+++ Entries supplied +++

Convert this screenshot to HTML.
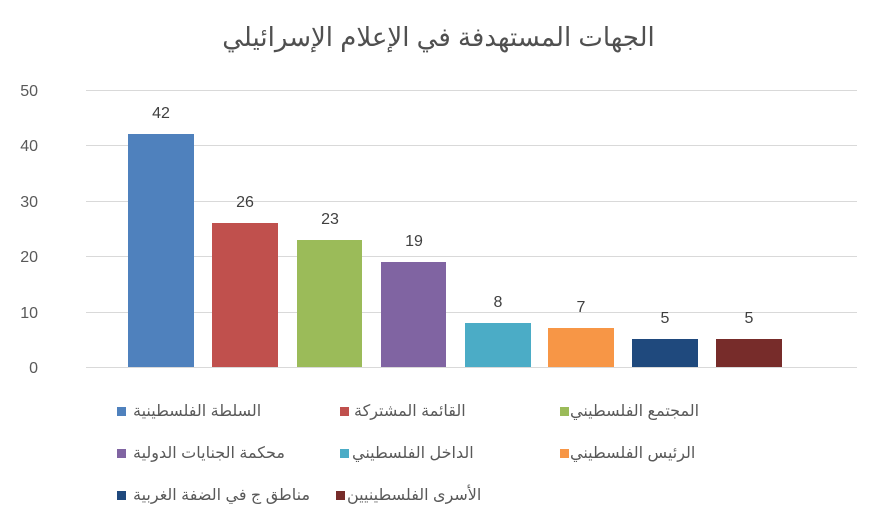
<!DOCTYPE html>
<html><head><meta charset="utf-8"><style>
body{margin:0;background:#fff;width:877px;height:526px;overflow:hidden;position:relative;font-family:"Liberation Sans","DejaVu Sans",sans-serif;color:#595959}
.t{position:absolute;white-space:nowrap}
.sq{position:absolute;width:9px;height:9px}
.lg{position:absolute;font-size:16px;direction:rtl;unicode-bidi:isolate;white-space:nowrap;line-height:18px}
</style></head><body>
<div class="t" style="left:0;width:877px;top:22px;text-align:center;font-size:26px;direction:rtl;color:#505050">الجهات المستهدفة في الإعلام الإسرائيلي</div>
<svg width="877" height="526" style="position:absolute;left:0;top:0">
<g stroke="#d9d9d9" stroke-width="1">
<line x1="86" x2="857" y1="90.5" y2="90.5"/><line x1="86" x2="857" y1="145.5" y2="145.5"/>
<line x1="86" x2="857" y1="201.5" y2="201.5"/><line x1="86" x2="857" y1="256.5" y2="256.5"/>
<line x1="86" x2="857" y1="312.5" y2="312.5"/><line x1="86" x2="857" y1="367.5" y2="367.5"/>
</g>
<g font-size="16" fill="#595959" text-anchor="end" font-family="Liberation Sans">
<text x="38" y="96">50</text><text x="38" y="151">40</text><text x="38" y="207">30</text>
<text x="38" y="262">20</text><text x="38" y="318">10</text><text x="38" y="373">0</text>
</g>
<rect x="128" y="134" width="66" height="233" fill="#4f81bd"/>
<rect x="212" y="223" width="66" height="144" fill="#c0504d"/>
<rect x="297" y="240" width="65" height="127" fill="#9bbb59"/>
<rect x="381" y="262" width="65" height="105" fill="#8064a2"/>
<rect x="465" y="323" width="66" height="44" fill="#4bacc6"/>
<rect x="548" y="328" width="66" height="39" fill="#f79646"/>
<rect x="632" y="339" width="66" height="28" fill="#1f497d"/>
<rect x="716" y="339" width="66" height="28" fill="#772c2a"/>
<g font-size="16" fill="#404040" text-anchor="middle" font-family="Liberation Sans">
<text x="161" y="118">42</text><text x="245" y="207">26</text><text x="330" y="224">23</text>
<text x="414" y="246">19</text><text x="498" y="307">8</text><text x="581" y="312">7</text>
<text x="665" y="323">5</text><text x="749" y="323">5</text>
</g>
</svg>
<div class="sq" style="left:117px;top:407px;background:#4f81bd"></div><div class="lg" style="left:133px;top:403px">السلطة الفلسطينية</div>
<div class="sq" style="left:340px;top:407px;background:#c0504d"></div><div class="lg" style="left:354px;top:403px">القائمة المشتركة</div>
<div class="sq" style="left:560px;top:407px;background:#9bbb59"></div><div class="lg" style="left:570px;top:403px">المجتمع الفلسطيني</div>
<div class="sq" style="left:117px;top:449px;background:#8064a2"></div><div class="lg" style="left:133px;top:445px">محكمة الجنايات الدولية</div>
<div class="sq" style="left:340px;top:449px;background:#4bacc6"></div><div class="lg" style="left:352px;top:445px">الداخل الفلسطيني</div>
<div class="sq" style="left:560px;top:449px;background:#f79646"></div><div class="lg" style="left:570px;top:445px">الرئيس الفلسطيني</div>
<div class="sq" style="left:117px;top:491px;background:#1f497d"></div><div class="lg" style="left:133px;top:487px">مناطق ج في الضفة الغربية</div>
<div class="sq" style="left:336px;top:491px;background:#772c2a"></div><div class="lg" style="left:347px;top:487px">الأسرى الفلسطينيين</div>
</body></html>
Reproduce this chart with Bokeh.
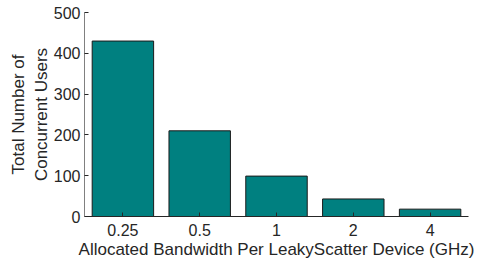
from bokeh.plotting import figure
from bokeh.models import FixedTicker, Range1d
from bokeh.embed import file_html
from bokeh.resources import INLINE

categories = ["0.25", "0.5", "1", "2", "4"]
users = [430, 210, 99, 43, 18]
y_ticks = [0, 100, 200, 300, 400, 500]

xs = list(range(1, len(categories) + 1))

p = figure(width=476, height=262, output_backend="svg", toolbar_location=None,
           x_range=Range1d(0.5, 5.5), y_range=Range1d(0, 500),
           min_border_left=84, min_border_right=8, min_border_top=12, min_border_bottom=46)
p.outline_line_color = None
p.grid.visible = False
p.background_fill_color = "white"
p.border_fill_color = "white"

p.vbar(x=xs, top=users, width=0.8, fill_color="#008080", line_color="#1a1a1a", line_width=1)

font = "Liberation Sans"
tc = "#262626"

p.xaxis.ticker = FixedTicker(ticks=xs)
p.xaxis.major_label_overrides = {x: c for x, c in zip(xs, categories)}
p.yaxis.ticker = FixedTicker(ticks=y_ticks)

for ax in (p.xaxis[0], p.yaxis[0]):
    ax.major_tick_in = 4
    ax.major_tick_out = 0
    ax.minor_tick_line_color = None
    ax.axis_line_color = tc
    ax.major_tick_line_color = tc
    ax.major_label_text_font = font
    ax.major_label_text_font_size = "16px"
    ax.major_label_text_color = tc
    ax.axis_label_text_font = font
    ax.axis_label_text_font_size = "17px"
    ax.axis_label_text_font_style = "normal"
    ax.axis_label_text_color = tc

p.yaxis.axis_line_color = "#808080"
p.xaxis.major_label_standoff = 7
p.yaxis.major_label_standoff = 4
p.xaxis.axis_label = "Allocated Bandwidth Per LeakyScatter Device (GHz)"
p.yaxis.axis_label = "Total Number of\nConcurrent Users"
p.xaxis.axis_label_standoff = 1
p.yaxis.axis_label_standoff = 0

open("out.html", "w").write(file_html(p, INLINE))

+++

*What this task involves*. Exact duplication of all the records is required; pictures are omitted from the copy.

*Right answer*.
Convert this screenshot to HTML.
<!DOCTYPE html>
<html><head><meta charset="utf-8"><style>
body{margin:0;background:#fff;width:877px;height:526px;overflow:hidden;position:relative;font-family:"Liberation Sans","DejaVu Sans",sans-serif;color:#595959}
.t{position:absolute;white-space:nowrap}
.sq{position:absolute;width:9px;height:9px}
.lg{position:absolute;font-size:16px;direction:rtl;unicode-bidi:isolate;white-space:nowrap;line-height:18px}
</style></head><body>
<div class="t" style="left:0;width:877px;top:22px;text-align:center;font-size:26px;direction:rtl;color:#505050">الجهات المستهدفة في الإعلام الإسرائيلي</div>
<svg width="877" height="526" style="position:absolute;left:0;top:0">
<g stroke="#d9d9d9" stroke-width="1">
<line x1="86" x2="857" y1="90.5" y2="90.5"/><line x1="86" x2="857" y1="145.5" y2="145.5"/>
<line x1="86" x2="857" y1="201.5" y2="201.5"/><line x1="86" x2="857" y1="256.5" y2="256.5"/>
<line x1="86" x2="857" y1="312.5" y2="312.5"/><line x1="86" x2="857" y1="367.5" y2="367.5"/>
</g>
<g font-size="16" fill="#595959" text-anchor="end" font-family="Liberation Sans">
<text x="38" y="96">50</text><text x="38" y="151">40</text><text x="38" y="207">30</text>
<text x="38" y="262">20</text><text x="38" y="318">10</text><text x="38" y="373">0</text>
</g>
<rect x="128" y="134" width="66" height="233" fill="#4f81bd"/>
<rect x="212" y="223" width="66" height="144" fill="#c0504d"/>
<rect x="297" y="240" width="65" height="127" fill="#9bbb59"/>
<rect x="381" y="262" width="65" height="105" fill="#8064a2"/>
<rect x="465" y="323" width="66" height="44" fill="#4bacc6"/>
<rect x="548" y="328" width="66" height="39" fill="#f79646"/>
<rect x="632" y="339" width="66" height="28" fill="#1f497d"/>
<rect x="716" y="339" width="66" height="28" fill="#772c2a"/>
<g font-size="16" fill="#404040" text-anchor="middle" font-family="Liberation Sans">
<text x="161" y="118">42</text><text x="245" y="207">26</text><text x="330" y="224">23</text>
<text x="414" y="246">19</text><text x="498" y="307">8</text><text x="581" y="312">7</text>
<text x="665" y="323">5</text><text x="749" y="323">5</text>
</g>
</svg>
<div class="sq" style="left:117px;top:407px;background:#4f81bd"></div><div class="lg" style="left:133px;top:403px">السلطة الفلسطينية</div>
<div class="sq" style="left:340px;top:407px;background:#c0504d"></div><div class="lg" style="left:354px;top:403px">القائمة المشتركة</div>
<div class="sq" style="left:560px;top:407px;background:#9bbb59"></div><div class="lg" style="left:570px;top:403px">المجتمع الفلسطيني</div>
<div class="sq" style="left:117px;top:449px;background:#8064a2"></div><div class="lg" style="left:133px;top:445px">محكمة الجنايات الدولية</div>
<div class="sq" style="left:340px;top:449px;background:#4bacc6"></div><div class="lg" style="left:352px;top:445px">الداخل الفلسطيني</div>
<div class="sq" style="left:560px;top:449px;background:#f79646"></div><div class="lg" style="left:570px;top:445px">الرئيس الفلسطيني</div>
<div class="sq" style="left:117px;top:491px;background:#1f497d"></div><div class="lg" style="left:133px;top:487px">مناطق ج في الضفة الغربية</div>
<div class="sq" style="left:336px;top:491px;background:#772c2a"></div><div class="lg" style="left:347px;top:487px">الأسرى الفلسطينيين</div>
</body></html>
Reproduce this chart with Bokeh.
from bokeh.plotting import figure
from bokeh.models import FixedTicker, Range1d
from bokeh.embed import file_html
from bokeh.resources import INLINE

categories = ["0.25", "0.5", "1", "2", "4"]
users = [430, 210, 99, 43, 18]
y_ticks = [0, 100, 200, 300, 400, 500]

xs = list(range(1, len(categories) + 1))

p = figure(width=476, height=262, output_backend="svg", toolbar_location=None,
           x_range=Range1d(0.5, 5.5), y_range=Range1d(0, 500),
           min_border_left=84, min_border_right=8, min_border_top=12, min_border_bottom=46)
p.outline_line_color = None
p.grid.visible = False
p.background_fill_color = "white"
p.border_fill_color = "white"

p.vbar(x=xs, top=users, width=0.8, fill_color="#008080", line_color="#1a1a1a", line_width=1)

font = "Liberation Sans"
tc = "#262626"

p.xaxis.ticker = FixedTicker(ticks=xs)
p.xaxis.major_label_overrides = {x: c for x, c in zip(xs, categories)}
p.yaxis.ticker = FixedTicker(ticks=y_ticks)

for ax in (p.xaxis[0], p.yaxis[0]):
    ax.major_tick_in = 4
    ax.major_tick_out = 0
    ax.minor_tick_line_color = None
    ax.axis_line_color = tc
    ax.major_tick_line_color = tc
    ax.major_label_text_font = font
    ax.major_label_text_font_size = "16px"
    ax.major_label_text_color = tc
    ax.axis_label_text_font = font
    ax.axis_label_text_font_size = "17px"
    ax.axis_label_text_font_style = "normal"
    ax.axis_label_text_color = tc

p.yaxis.axis_line_color = "#808080"
p.xaxis.major_label_standoff = 7
p.yaxis.major_label_standoff = 4
p.xaxis.axis_label = "Allocated Bandwidth Per LeakyScatter Device (GHz)"
p.yaxis.axis_label = "Total Number of\nConcurrent Users"
p.xaxis.axis_label_standoff = 1
p.yaxis.axis_label_standoff = 0

open("out.html", "w").write(file_html(p, INLINE))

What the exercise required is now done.